Thursday, April 10, 2014

freeganing in the media

On Sunday 31 March the Sunday Star Times here in Auckland published an article on the tremendous waste of perfectly good food worldwide - and included an interview with myself:

photo by Lawrence Smith/FairfaxNZ
Diary of a Well-fed Freegan
0ne man's Waste is another’s dinner, and it’s not just about dumpster diving, writes Shabnam Dastgheib.

AFTER SEVEN years of not paying for food, tools or art supplies, 63-year-old Martin Adlington has freeganism down to a fine art.
He finds wine, biscuits, eggs, cheese, and bread and dips in a typical haul from a typical dive in a typical supermarket dumpster. He goes only when he feels like it and often finds enough to donate to large, hungry families in Auckland.
This month, World Bank senior economist Jose Cuesta targeted retailers and consumers to find a
solution to the world’s staggering food waste. A United Nations- backed campaign Think Eat Save
estimates that in industrialized nations 300 million tonnes of food fit for consumption is wasted by retailers and consumers each year.
Wellington volunteer organisation Kaibosh “rescues” food and redistributes it to charity organisations. General manager Matt Dagger said the organisation took the food only with permission from the retailers and there were strict health procedures in place.In the past 12 months they had rescued 120 tonnes (equal to 342,000 meals) of food. “There's a lot of food that is being wasted while there’s a lot of people who are hungry,” Dagger said.
This is where freegans come in: they use up some of the food which would otherwise be wasted
and they shun the consumerism which they believe has led to poverty and inequality.
There is a lot more to the movement than just dumpster- diving - though it is most commonly associated with digging around in the trash - because most don't do it out of financial necessity.

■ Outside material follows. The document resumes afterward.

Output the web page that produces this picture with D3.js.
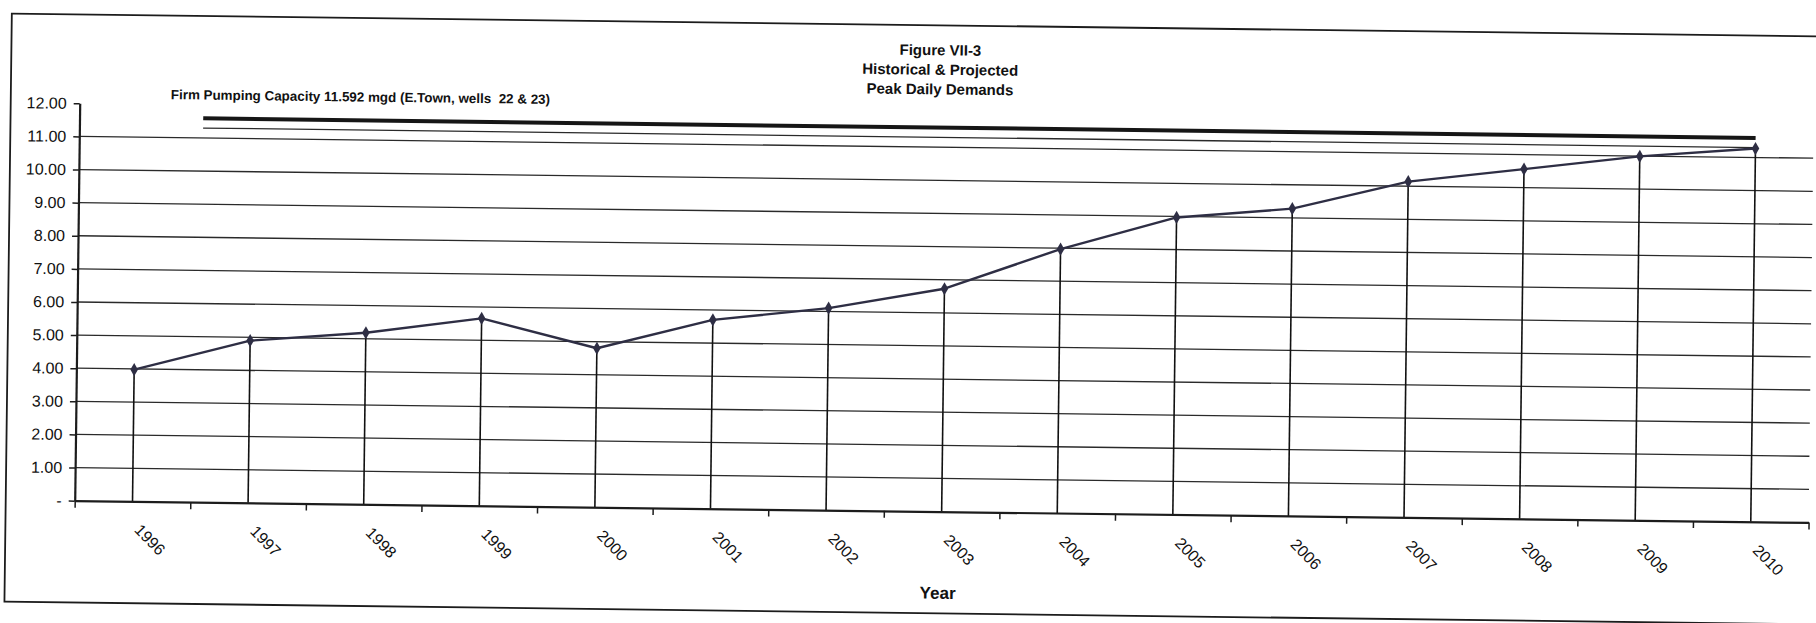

Martin has spent virtually no money on food, tools or ar supplies for the last seven years. His biggest expenses are insurance, rates and healthcare which come out of his savings from years of self-employment but everything else is almost free.
Breakfast: I make a coffee out of coffee I have found in the trash. Sometimes I find a sealed kilo bag. For breakfast I often eat bacon that I have found and eggs from the skips. They shrink-wrap the eggs in trays of 30 so if one breaks, they throw the rest away and I find those. I eat that with lebanese flatbreads I often find in the skips.
Morning tea: Might be some biscuits if I've been lucky enough to find them.
Lunch: I often find a lot of dips in the skip, pesto and pate. I find cheeses like feta and ricotta. When you see the expiry date, it’s often still in a week's time. It's insanity on an industrial scale. I eat the dips and cheeses with vegetables and bread I have found, or the trimmings of vegetables from grocery stores.
Pre-dinner: I have a beer which I make myself or wine if I find some. Other freegans find juices which are fermentable and make wine from these.
Dinner: tonight snapper and gurnard are on the menu. Last night it was flounder with vegetables. There isn't often fish, but there has been a run of it lately.
The other week I filled my entire freezer with meat - some of it yet to expire in a few day's time.
Sometimes I find and eat roadkill. Pretty much every road trip I find something - turkey or pheasant -it might have only broken its neck: and be very recently dead.
After dinner: I'll go out in the van and go out in the skips. I don't go out every night but  feel like it or l’m low on things I will. Sometimes if l find quite a lot of food, I will donate things to big families I know in Auckland. There are kids going hungry so they are happy to get the stuff.